Con la fine del ciclo, le emissioni di obbligazioni e i coefficienti di leva finanziaria sono cresciuti e la qualità complessiva del mercato delle obbligazioni corporate ha subito un deterioramento.

Come evidenziato nel grafico, la percentuale di obbligazioni societarie con rating BBB nel Global Credit Index è quasi raddoppiata dalla crisi finanziaria globale.
In ogni caso, che le preoccupazioni sul credito si manifestino nel 2019 o molto più avanti, il rapporto di indebitamento resta la fonte di preoccupazione comune sulla nostra piattaforma di ricerca globale, giacché, a nostro giudizio, una società altamente indebitata ha meno controllo sul proprio destino.
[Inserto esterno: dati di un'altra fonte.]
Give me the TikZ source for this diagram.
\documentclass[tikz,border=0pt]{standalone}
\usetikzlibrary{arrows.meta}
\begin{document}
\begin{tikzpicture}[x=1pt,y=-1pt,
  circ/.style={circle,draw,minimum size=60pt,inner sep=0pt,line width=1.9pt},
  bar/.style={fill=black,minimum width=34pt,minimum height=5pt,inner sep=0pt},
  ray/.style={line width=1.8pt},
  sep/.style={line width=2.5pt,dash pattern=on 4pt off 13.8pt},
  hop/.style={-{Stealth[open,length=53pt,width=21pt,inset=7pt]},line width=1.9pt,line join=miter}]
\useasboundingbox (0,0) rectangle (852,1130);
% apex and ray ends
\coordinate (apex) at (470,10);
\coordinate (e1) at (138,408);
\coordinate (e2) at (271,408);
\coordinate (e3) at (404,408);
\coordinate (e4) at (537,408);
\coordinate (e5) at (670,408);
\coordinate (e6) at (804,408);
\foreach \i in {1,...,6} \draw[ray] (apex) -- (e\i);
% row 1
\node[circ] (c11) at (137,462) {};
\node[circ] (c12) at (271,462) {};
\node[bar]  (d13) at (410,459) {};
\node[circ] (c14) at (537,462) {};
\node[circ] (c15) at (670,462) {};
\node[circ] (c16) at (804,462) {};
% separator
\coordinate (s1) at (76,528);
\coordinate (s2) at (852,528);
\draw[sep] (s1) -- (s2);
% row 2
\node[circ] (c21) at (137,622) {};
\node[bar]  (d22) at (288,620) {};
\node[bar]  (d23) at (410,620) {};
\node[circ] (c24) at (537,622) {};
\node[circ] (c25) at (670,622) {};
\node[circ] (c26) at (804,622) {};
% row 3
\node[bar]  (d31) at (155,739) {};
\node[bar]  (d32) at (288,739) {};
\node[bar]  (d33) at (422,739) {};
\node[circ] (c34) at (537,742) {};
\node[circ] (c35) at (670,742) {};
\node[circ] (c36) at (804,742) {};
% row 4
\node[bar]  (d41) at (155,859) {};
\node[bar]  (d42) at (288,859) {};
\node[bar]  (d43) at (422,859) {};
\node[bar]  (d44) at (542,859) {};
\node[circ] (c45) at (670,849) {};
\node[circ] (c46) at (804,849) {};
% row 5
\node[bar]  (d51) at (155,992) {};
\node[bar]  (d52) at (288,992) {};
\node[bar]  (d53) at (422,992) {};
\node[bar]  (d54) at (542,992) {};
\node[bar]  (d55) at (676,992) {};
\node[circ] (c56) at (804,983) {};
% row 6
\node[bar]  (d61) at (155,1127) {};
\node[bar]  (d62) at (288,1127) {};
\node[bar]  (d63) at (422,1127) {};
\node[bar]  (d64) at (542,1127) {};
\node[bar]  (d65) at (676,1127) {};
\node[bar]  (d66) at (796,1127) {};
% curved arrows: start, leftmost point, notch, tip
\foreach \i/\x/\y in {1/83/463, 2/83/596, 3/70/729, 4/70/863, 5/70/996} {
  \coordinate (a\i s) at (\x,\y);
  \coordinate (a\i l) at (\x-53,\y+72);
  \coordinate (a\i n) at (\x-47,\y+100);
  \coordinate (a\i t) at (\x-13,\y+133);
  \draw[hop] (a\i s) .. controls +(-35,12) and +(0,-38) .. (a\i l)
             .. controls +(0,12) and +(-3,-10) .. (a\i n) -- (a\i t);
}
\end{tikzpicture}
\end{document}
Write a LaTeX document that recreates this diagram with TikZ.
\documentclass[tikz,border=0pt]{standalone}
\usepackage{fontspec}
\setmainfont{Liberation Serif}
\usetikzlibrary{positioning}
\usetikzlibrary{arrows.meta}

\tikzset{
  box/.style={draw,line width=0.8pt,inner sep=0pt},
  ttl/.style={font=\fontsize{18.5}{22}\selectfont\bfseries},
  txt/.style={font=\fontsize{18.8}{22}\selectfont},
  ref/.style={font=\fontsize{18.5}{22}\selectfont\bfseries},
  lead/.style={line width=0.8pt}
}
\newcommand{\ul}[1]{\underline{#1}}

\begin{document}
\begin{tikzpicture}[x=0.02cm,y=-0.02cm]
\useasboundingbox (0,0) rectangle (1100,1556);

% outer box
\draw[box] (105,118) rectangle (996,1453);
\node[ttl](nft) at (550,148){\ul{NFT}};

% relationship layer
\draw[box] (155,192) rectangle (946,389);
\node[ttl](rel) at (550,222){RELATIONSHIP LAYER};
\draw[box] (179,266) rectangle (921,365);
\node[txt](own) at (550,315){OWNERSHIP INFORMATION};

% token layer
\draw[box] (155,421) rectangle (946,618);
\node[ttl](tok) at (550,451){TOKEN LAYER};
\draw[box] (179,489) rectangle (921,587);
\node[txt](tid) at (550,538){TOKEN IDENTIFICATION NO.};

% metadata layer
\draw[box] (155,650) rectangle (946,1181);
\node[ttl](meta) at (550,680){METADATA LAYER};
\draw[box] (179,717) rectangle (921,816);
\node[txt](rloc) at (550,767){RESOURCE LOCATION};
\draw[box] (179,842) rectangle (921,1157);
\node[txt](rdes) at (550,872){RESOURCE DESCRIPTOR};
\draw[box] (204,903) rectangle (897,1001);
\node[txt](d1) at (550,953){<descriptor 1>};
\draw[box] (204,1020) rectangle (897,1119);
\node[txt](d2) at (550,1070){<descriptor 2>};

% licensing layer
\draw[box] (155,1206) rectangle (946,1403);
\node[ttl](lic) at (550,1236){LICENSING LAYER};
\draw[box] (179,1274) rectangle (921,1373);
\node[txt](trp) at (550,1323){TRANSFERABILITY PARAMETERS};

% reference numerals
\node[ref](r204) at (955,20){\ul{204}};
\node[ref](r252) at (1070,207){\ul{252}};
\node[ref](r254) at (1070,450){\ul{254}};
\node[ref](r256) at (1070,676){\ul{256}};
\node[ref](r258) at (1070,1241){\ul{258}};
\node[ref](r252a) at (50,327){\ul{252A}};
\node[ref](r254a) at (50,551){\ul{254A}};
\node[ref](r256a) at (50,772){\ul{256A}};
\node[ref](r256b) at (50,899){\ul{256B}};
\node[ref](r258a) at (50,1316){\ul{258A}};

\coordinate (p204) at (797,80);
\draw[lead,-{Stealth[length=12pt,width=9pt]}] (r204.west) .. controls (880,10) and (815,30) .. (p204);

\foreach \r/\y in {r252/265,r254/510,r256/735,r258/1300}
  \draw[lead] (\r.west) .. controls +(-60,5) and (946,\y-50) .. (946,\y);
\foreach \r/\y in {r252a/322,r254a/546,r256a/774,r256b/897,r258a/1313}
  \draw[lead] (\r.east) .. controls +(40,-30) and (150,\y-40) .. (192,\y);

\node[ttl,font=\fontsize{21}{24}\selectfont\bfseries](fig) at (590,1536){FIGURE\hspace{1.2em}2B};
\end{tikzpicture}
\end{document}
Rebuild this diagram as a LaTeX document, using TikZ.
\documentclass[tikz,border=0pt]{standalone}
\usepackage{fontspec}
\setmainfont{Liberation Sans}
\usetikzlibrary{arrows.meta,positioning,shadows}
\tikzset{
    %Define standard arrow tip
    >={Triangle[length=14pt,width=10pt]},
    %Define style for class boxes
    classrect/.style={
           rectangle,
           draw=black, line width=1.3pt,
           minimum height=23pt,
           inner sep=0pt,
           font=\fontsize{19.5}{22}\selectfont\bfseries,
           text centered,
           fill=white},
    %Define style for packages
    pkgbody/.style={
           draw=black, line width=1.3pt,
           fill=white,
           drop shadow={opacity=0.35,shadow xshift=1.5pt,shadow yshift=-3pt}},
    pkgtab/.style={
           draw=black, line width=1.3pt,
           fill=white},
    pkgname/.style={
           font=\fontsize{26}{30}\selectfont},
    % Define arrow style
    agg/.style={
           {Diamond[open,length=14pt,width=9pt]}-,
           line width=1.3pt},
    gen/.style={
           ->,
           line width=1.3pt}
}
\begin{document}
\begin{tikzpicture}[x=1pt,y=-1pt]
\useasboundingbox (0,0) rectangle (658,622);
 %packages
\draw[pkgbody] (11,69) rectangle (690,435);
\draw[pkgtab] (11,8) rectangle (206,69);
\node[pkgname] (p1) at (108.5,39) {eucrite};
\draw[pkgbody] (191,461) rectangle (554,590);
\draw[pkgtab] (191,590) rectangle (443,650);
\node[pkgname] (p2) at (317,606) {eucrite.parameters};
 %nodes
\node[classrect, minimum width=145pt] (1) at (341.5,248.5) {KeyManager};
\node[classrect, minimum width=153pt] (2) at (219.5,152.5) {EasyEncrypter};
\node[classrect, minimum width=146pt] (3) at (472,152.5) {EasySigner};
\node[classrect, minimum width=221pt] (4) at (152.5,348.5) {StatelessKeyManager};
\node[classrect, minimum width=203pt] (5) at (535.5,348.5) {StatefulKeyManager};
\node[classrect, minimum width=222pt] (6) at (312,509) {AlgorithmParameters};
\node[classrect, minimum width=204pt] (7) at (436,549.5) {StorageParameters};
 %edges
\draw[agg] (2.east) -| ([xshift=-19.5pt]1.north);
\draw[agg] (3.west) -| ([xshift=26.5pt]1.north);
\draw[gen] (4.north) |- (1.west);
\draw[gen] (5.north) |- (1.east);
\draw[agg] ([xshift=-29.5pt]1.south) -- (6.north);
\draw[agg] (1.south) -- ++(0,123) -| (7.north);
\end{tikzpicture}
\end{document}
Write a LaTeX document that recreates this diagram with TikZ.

Più a lungo termine, in termini di aspettative sui mercati dei capitali per i prossimi 10 anni, ipotizziamo una contrazione dei rendimenti sostanziale rispetto a quanto osservato nel decennio precedente. In generale, riteniamo che i mercati rallenteranno rispetto ai rendimenti sopra la media osservati negli ultimi trent'anni.
I nostri modelli di mercato sono legati ai fondamentali, l'unico aspetto davvero rilevante per i prezzi degli attivi nel lungo periodo: unita?, prezzo, margine e utili.
A nostro parere gli investitori dovrebbero ricalibrare l'enfasi dei rispettivi portafogli spostandola dalla generazione di rendimenti sopra la media alla valutazione dei rischi.


Giudizio e selettività dovrebbero diventare una priorità a questo punto del ciclo economico.